Decorridos quase cinco anos desde a entrada em vigor da Lei Geral de Proteção de Dados Pessoais (Lei nº 13.709/2018), é notório que diversos entes privados, sejam pessoas jurídicas ou profissionais autônomos, ainda não implementaram de forma adequada os instrumentos jurídicos indispensáveis ao pleno cumprimento da legislação. Tal omissão decorre, em parte, da ausência de conhecimento técnico-jurídico acerca das disposições legais e, em outros casos, da deliberada assunção de risco, ao postergar os investimentos necessários à conformidade regulatória, ignorando, com isso, as possíveis sanções administrativas e judiciais.
Uma das dez bases permissivas ao tratamento de dados pessoais é o consentimento, que se consubstancia através da formalização do competente termo de consentimento, documento em que o titular dos dados pessoais manifesta a sua autorização para que o agente de tratamento de dados pessoais faça o uso dos dados coletados para finalidades determinadas, mediante manifestação livre, informada e inequívoca.
O consentimento não pode ser tratado como a regra geral ao tratamento de dados pessoais, pois engessa a atividade empresarial, sendo utilizado como exceção, ou seja, apenas quando não houver outra alternativa dentro das outras bases legais permissivas, sendo facultado ao agente de tratamento de dados buscar uma das outras nove hipóteses permissivas ao tratamento pretendido.
A utilização de termos de consentimentos genéricos, sem a manifestação clara e inequívoca, tem sido rechaçada pelo Poder Judiciário, que vem reconhecendo o dano à esfera jurídica do titular sempre que verificada a ausência de conformidade com os preceitos legais.

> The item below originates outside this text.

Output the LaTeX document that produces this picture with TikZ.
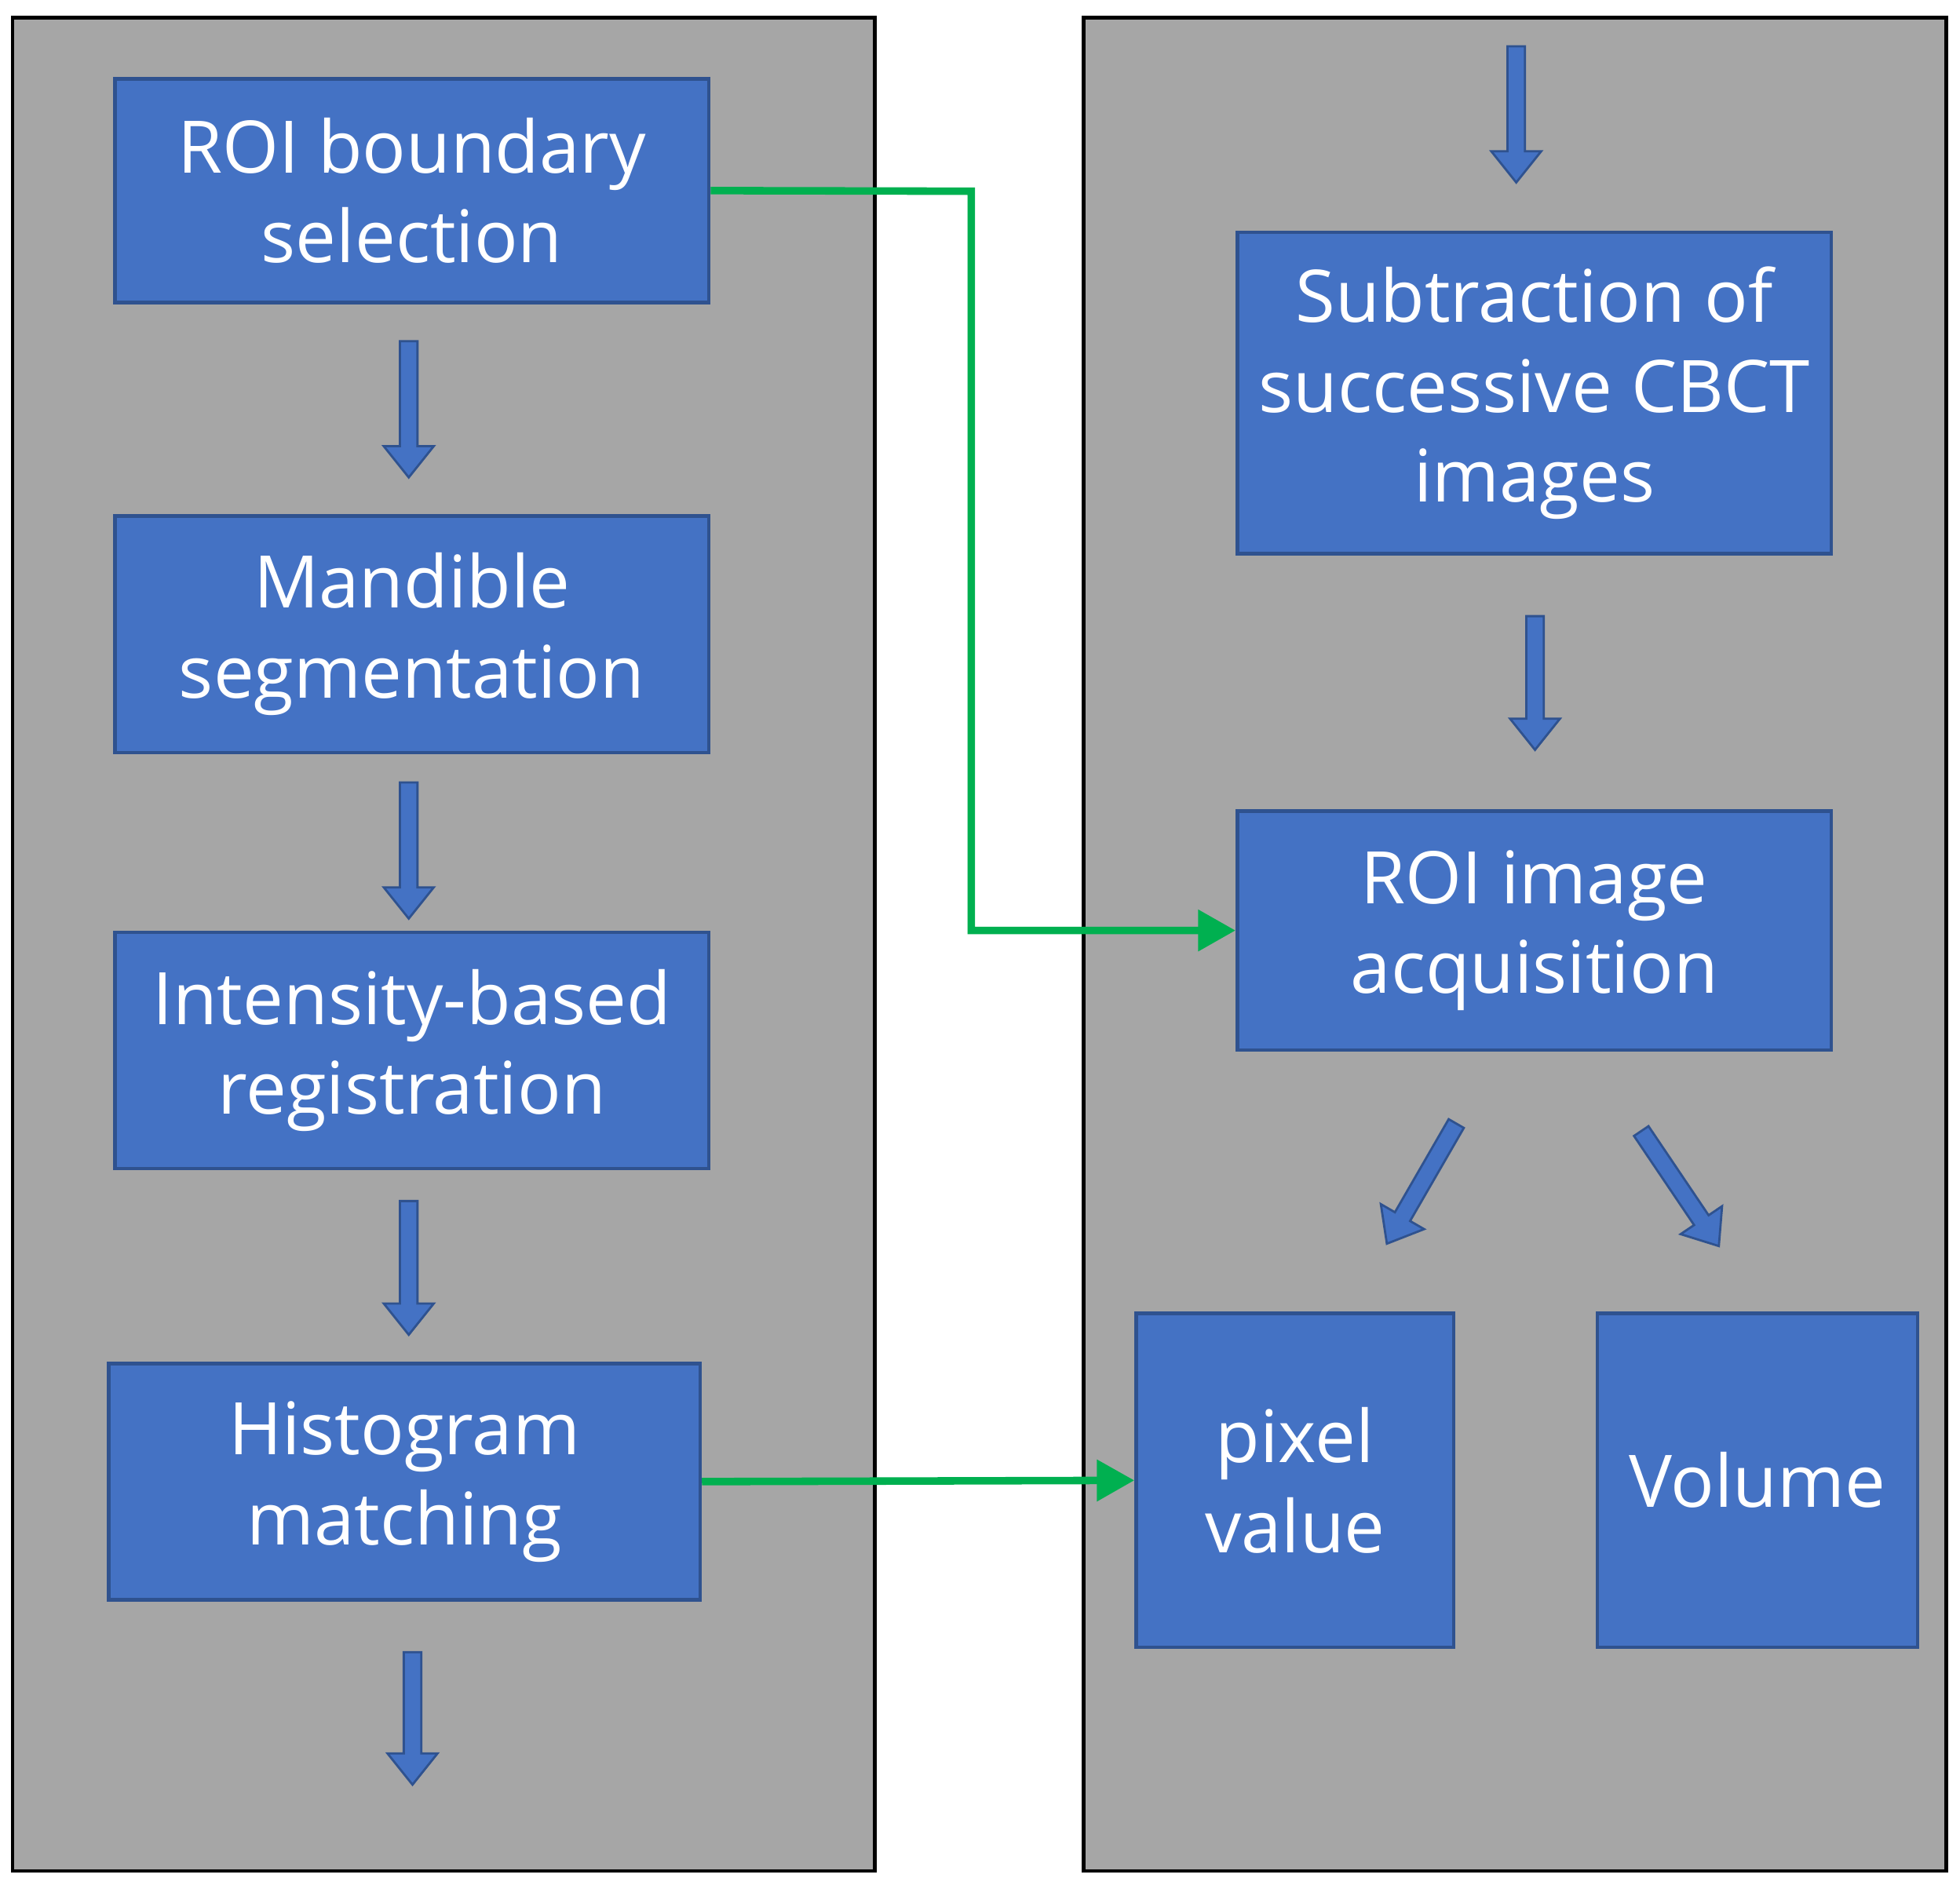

Em recente decisão proferida pela 1ª Vara do Juizado Especial Cível de Planaltina/DF (Processo: 0701912-33.2025.8.07.0005), um profissional de educação física foi condenado ao pagamento de indenização por danos morais a um aluno cuja imagem foi divulgada, sem autorização, em vídeo publicado no perfil pessoal do profissional em rede social, por três segundos, tempo suficiente para configurar a violação ao direito à imagem, na visão da juíza, sendo o direito à imagem um dos direitos da personalidade consagrados no artigo 5º da Constituição Federal.
Situações análogas têm ocorrido em diferentes contextos fáticos, como nas relações laborais, comerciais e de consumo, evidenciando que a inobservância das normas de proteção de dados pessoais pode ensejar responsabilização civil. A falta de conhecimento ao cumprimento das disposições legais não permite que o agente se exima de realizar atividades aderentes ao que o ordenamento jurídico pátrio determina, através da formalização dos instrumentos necessários e esteja em compliance.
Um exemplo do não cumprimento da legislação de privacidade e proteção de dados pessoais por um empregador, consistiu na decisão em julgamento realizado pela 2ª Turma do Tribunal Regional do Trabalho (TRT) da 4ª Região, autos do processo nº 0020916-46.2019.5.04.0004, em que a empresa foi condenada ao pagamento de indenização por danos morais a ex-colaborador por exposição de sua imagem em campanha publicitária após extinto o seu contrato de trabalho.
Em primeira instância, a sentença já tinha sido favorável ao ex-colaborador sob fundamento de que a autorização para o uso de sua imagem foi assinada no ato da admissão, sem a definição uma finalidade específica, o que obsta a sua validade.
Por sua vez, os Desembargadores entenderam que, não obstante a ausência da descrição da finalidade para o uso de sua imagem, o documento poderia ser considerado válido se não fosse a ausência específica sobre o prazo de vigência, não podendo ser interpretada como definitiva, vitalícia e geral, o que na visão dos julgadores, colide com a própria natureza personalíssima do direito.
Diante desse cenário, é imperativo que os controladores e operadores de dados pessoais promovam o mapeamento detalhado das operações de tratamento, assegurando o correto enquadramento nas bases legais previstas na LGPD. Ademais, é recomendável a formalização dos instrumentos jurídicos pertinentes, alinhados com as melhores práticas de governança em privacidade e com a jurisprudência consolidada dos tribunais superiores, a fim de mitigar riscos legais e garantir o pleno respeito aos direitos dos titulares de dados.